***** RECORDED DATA
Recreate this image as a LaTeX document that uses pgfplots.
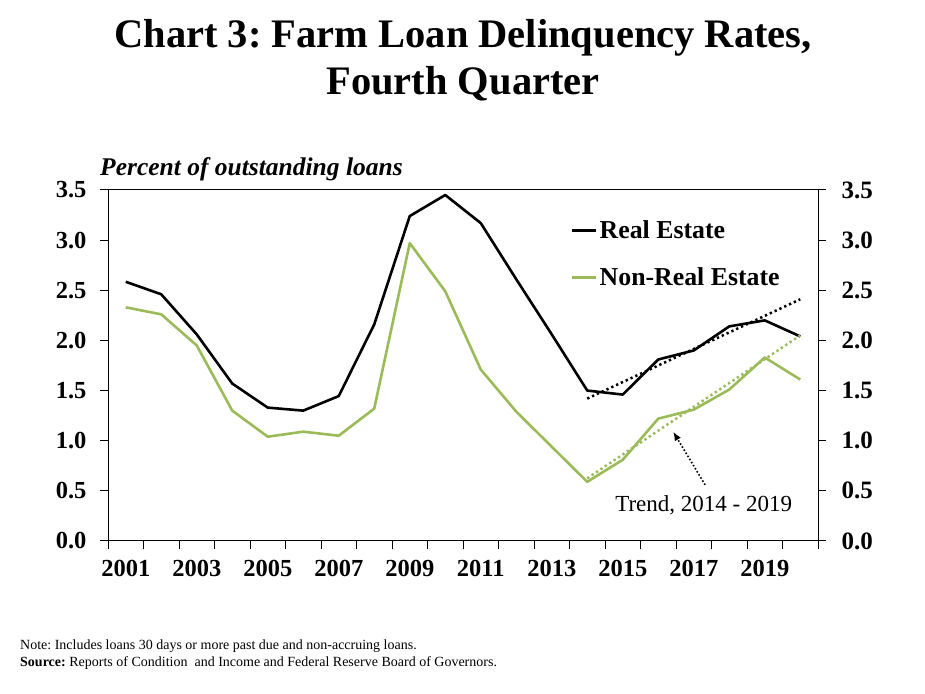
\documentclass[border=0pt]{standalone}
\usepackage{pgfplots}
\pgfplotsset{compat=1.18}
\usepackage{fontspec}
\setmainfont{Liberation Serif}
\usetikzlibrary{arrows.meta}
\definecolor{nregreen}{RGB}{155,187,89}
\frenchspacing
\begin{document}
\begin{tikzpicture}
\useasboundingbox (0pt,0pt) rectangle (925pt,693pt);
% title
\node[anchor=base,font=\fontsize{40.5}{46}\selectfont\bfseries] at (463pt,645pt) {Chart 3: Farm Loan Delinquency Rates,};
\node[anchor=base,font=\fontsize{40.5}{46}\selectfont\bfseries] at (463pt,598pt) {Fourth Quarter};
% y label
\node[anchor=base west,inner sep=0,font=\fontsize{25.5}{28}\selectfont\bfseries\itshape] at (100pt,517pt) {Percent of outstanding loans};
% notes
\node[anchor=base west,inner sep=0,font=\fontsize{14}{16}\selectfont] at (20pt,44pt) {Note: Includes loans 30 days or more past due and non-accruing loans.};
\node[anchor=base west,inner sep=0,font=\fontsize{14}{16}\selectfont] at (20pt,26.3pt) {\textbf{Source:} Reports of Condition\ \ and Income and Federal Reserve Board of Governors.};

\begin{axis}[
  at={(108pt,152pt)}, anchor=south west,
  scale only axis, width=710pt, height=351pt,
  xmin=-0.5, xmax=19.5, ymin=0, ymax=3.5,
  xtick={0,2,...,18},
  xticklabels={2001,2003,2005,2007,2009,2011,2013,2015,2017,2019},
  minor xtick={-0.5,0.5,...,19.5},
  major x tick style={draw=none},
  xtick pos=bottom,
  ytick={0,0.5,...,3.5},
  ytick pos=left,
  tick align=outside,
  major tick length=8pt, minor tick length=8pt,
  tick style={black, line width=1pt},
  axis line style={line width=1pt},
  ticklabel style={font=\fontsize{24.5}{24.5}\selectfont\bfseries},
  /pgf/number format/assume math mode=true,
  yticklabel style={/pgf/number format/fixed, /pgf/number format/fixed zerofill, /pgf/number format/precision=1, xshift=-10pt},
  xticklabel style={yshift=-8pt},
  legend style={draw=none, fill=none, at={(0.652,0.919)}, anchor=north west,
     font=\fontsize{25.8}{25.8}\selectfont\bfseries, row sep=24pt, inner sep=0pt,
     /tikz/every even column/.append style={column sep=1pt}},
  legend cell align=left,
  legend image code/.code={\draw[#1] (0pt,0pt) -- (24pt,0pt);},
  clip=false,
]
\addplot[black, line width=2.6pt, line join=round] coordinates {
(0,2.585) (1,2.46) (2,2.06) (3,1.57) (4,1.33) (5,1.30) (6,1.445) (7,2.16) (8,3.24) (9,3.45)
(10,3.17) (11,2.61) (12,2.06) (13,1.50) (14,1.46) (15,1.81) (16,1.90) (17,2.14) (18,2.20) (19,2.04)};
\addlegendentry{Real Estate}
\addplot[nregreen, line width=2.6pt, line join=round] coordinates {
(0,2.33) (1,2.26) (2,1.95) (3,1.30) (4,1.04) (5,1.09) (6,1.05) (7,1.32) (8,2.97) (9,2.49)
(10,1.71) (11,1.29) (12,0.94) (13,0.59) (14,0.81) (15,1.22) (16,1.31) (17,1.51) (18,1.83) (19,1.61)};
\addlegendentry{Non-Real Estate}
\addplot[black, line width=2.5pt, dash pattern=on 2.3pt off 3pt, forget plot] coordinates {(13,1.42) (19,2.41)};
\addplot[nregreen, line width=2.5pt, dash pattern=on 2.3pt off 3pt, forget plot] coordinates {(13,0.625) (19,2.05)};
\draw[black, line width=1.6pt, dash pattern=on 1.6pt off 2pt, -{Latex[length=9pt,width=7pt]}] (axis cs:16.32,0.56) -- (axis cs:15.42,1.09);
\node[anchor=base,font=\fontsize{23}{26}\selectfont] at (axis cs:16.28,0.29) {Trend, 2014 - 2019};
\end{axis}

\begin{axis}[
  at={(108pt,152pt)}, anchor=south west,
  scale only axis, width=710pt, height=351pt,
  xmin=-0.5, xmax=19.5, ymin=0, ymax=3.5,
  axis x line=none,
  axis y line*=right,
  ytick={0,0.5,...,3.5},
  tick align=outside,
  major tick length=8pt,
  tick style={black, line width=1pt},
  axis line style={line width=1pt},
  ticklabel style={font=\fontsize{25}{25}\selectfont\bfseries},
  /pgf/number format/assume math mode=true,
  yticklabel style={/pgf/number format/fixed, /pgf/number format/fixed zerofill, /pgf/number format/precision=1, xshift=12pt},
]
\end{axis}
\end{tikzpicture}
\end{document}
**********
TASK REQUIREMENTS
Exclude the pictures. Write out the remaining data exactly.

FULL RESPONSE
Recreate this image as a LaTeX document that uses pgfplots.
\documentclass[border=0pt]{standalone}
\usepackage{pgfplots}
\pgfplotsset{compat=1.18}
\usepackage{fontspec}
\setmainfont{Liberation Serif}
\usetikzlibrary{arrows.meta}
\definecolor{nregreen}{RGB}{155,187,89}
\frenchspacing
\begin{document}
\begin{tikzpicture}
\useasboundingbox (0pt,0pt) rectangle (925pt,693pt);
% title
\node[anchor=base,font=\fontsize{40.5}{46}\selectfont\bfseries] at (463pt,645pt) {Chart 3: Farm Loan Delinquency Rates,};
\node[anchor=base,font=\fontsize{40.5}{46}\selectfont\bfseries] at (463pt,598pt) {Fourth Quarter};
% y label
\node[anchor=base west,inner sep=0,font=\fontsize{25.5}{28}\selectfont\bfseries\itshape] at (100pt,517pt) {Percent of outstanding loans};
% notes
\node[anchor=base west,inner sep=0,font=\fontsize{14}{16}\selectfont] at (20pt,44pt) {Note: Includes loans 30 days or more past due and non-accruing loans.};
\node[anchor=base west,inner sep=0,font=\fontsize{14}{16}\selectfont] at (20pt,26.3pt) {\textbf{Source:} Reports of Condition\ \ and Income and Federal Reserve Board of Governors.};

\begin{axis}[
  at={(108pt,152pt)}, anchor=south west,
  scale only axis, width=710pt, height=351pt,
  xmin=-0.5, xmax=19.5, ymin=0, ymax=3.5,
  xtick={0,2,...,18},
  xticklabels={2001,2003,2005,2007,2009,2011,2013,2015,2017,2019},
  minor xtick={-0.5,0.5,...,19.5},
  major x tick style={draw=none},
  xtick pos=bottom,
  ytick={0,0.5,...,3.5},
  ytick pos=left,
  tick align=outside,
  major tick length=8pt, minor tick length=8pt,
  tick style={black, line width=1pt},
  axis line style={line width=1pt},
  ticklabel style={font=\fontsize{24.5}{24.5}\selectfont\bfseries},
  /pgf/number format/assume math mode=true,
  yticklabel style={/pgf/number format/fixed, /pgf/number format/fixed zerofill, /pgf/number format/precision=1, xshift=-10pt},
  xticklabel style={yshift=-8pt},
  legend style={draw=none, fill=none, at={(0.652,0.919)}, anchor=north west,
     font=\fontsize{25.8}{25.8}\selectfont\bfseries, row sep=24pt, inner sep=0pt,
     /tikz/every even column/.append style={column sep=1pt}},
  legend cell align=left,
  legend image code/.code={\draw[#1] (0pt,0pt) -- (24pt,0pt);},
  clip=false,
]
\addplot[black, line width=2.6pt, line join=round] coordinates {
(0,2.585) (1,2.46) (2,2.06) (3,1.57) (4,1.33) (5,1.30) (6,1.445) (7,2.16) (8,3.24) (9,3.45)
(10,3.17) (11,2.61) (12,2.06) (13,1.50) (14,1.46) (15,1.81) (16,1.90) (17,2.14) (18,2.20) (19,2.04)};
\addlegendentry{Real Estate}
\addplot[nregreen, line width=2.6pt, line join=round] coordinates {
(0,2.33) (1,2.26) (2,1.95) (3,1.30) (4,1.04) (5,1.09) (6,1.05) (7,1.32) (8,2.97) (9,2.49)
(10,1.71) (11,1.29) (12,0.94) (13,0.59) (14,0.81) (15,1.22) (16,1.31) (17,1.51) (18,1.83) (19,1.61)};
\addlegendentry{Non-Real Estate}
\addplot[black, line width=2.5pt, dash pattern=on 2.3pt off 3pt, forget plot] coordinates {(13,1.42) (19,2.41)};
\addplot[nregreen, line width=2.5pt, dash pattern=on 2.3pt off 3pt, forget plot] coordinates {(13,0.625) (19,2.05)};
\draw[black, line width=1.6pt, dash pattern=on 1.6pt off 2pt, -{Latex[length=9pt,width=7pt]}] (axis cs:16.32,0.56) -- (axis cs:15.42,1.09);
\node[anchor=base,font=\fontsize{23}{26}\selectfont] at (axis cs:16.28,0.29) {Trend, 2014 - 2019};
\end{axis}

\begin{axis}[
  at={(108pt,152pt)}, anchor=south west,
  scale only axis, width=710pt, height=351pt,
  xmin=-0.5, xmax=19.5, ymin=0, ymax=3.5,
  axis x line=none,
  axis y line*=right,
  ytick={0,0.5,...,3.5},
  tick align=outside,
  major tick length=8pt,
  tick style={black, line width=1pt},
  axis line style={line width=1pt},
  ticklabel style={font=\fontsize{25}{25}\selectfont\bfseries},
  /pgf/number format/assume math mode=true,
  yticklabel style={/pgf/number format/fixed, /pgf/number format/fixed zerofill, /pgf/number format/precision=1, xshift=12pt},
]
\end{axis}
\end{tikzpicture}
\end{document}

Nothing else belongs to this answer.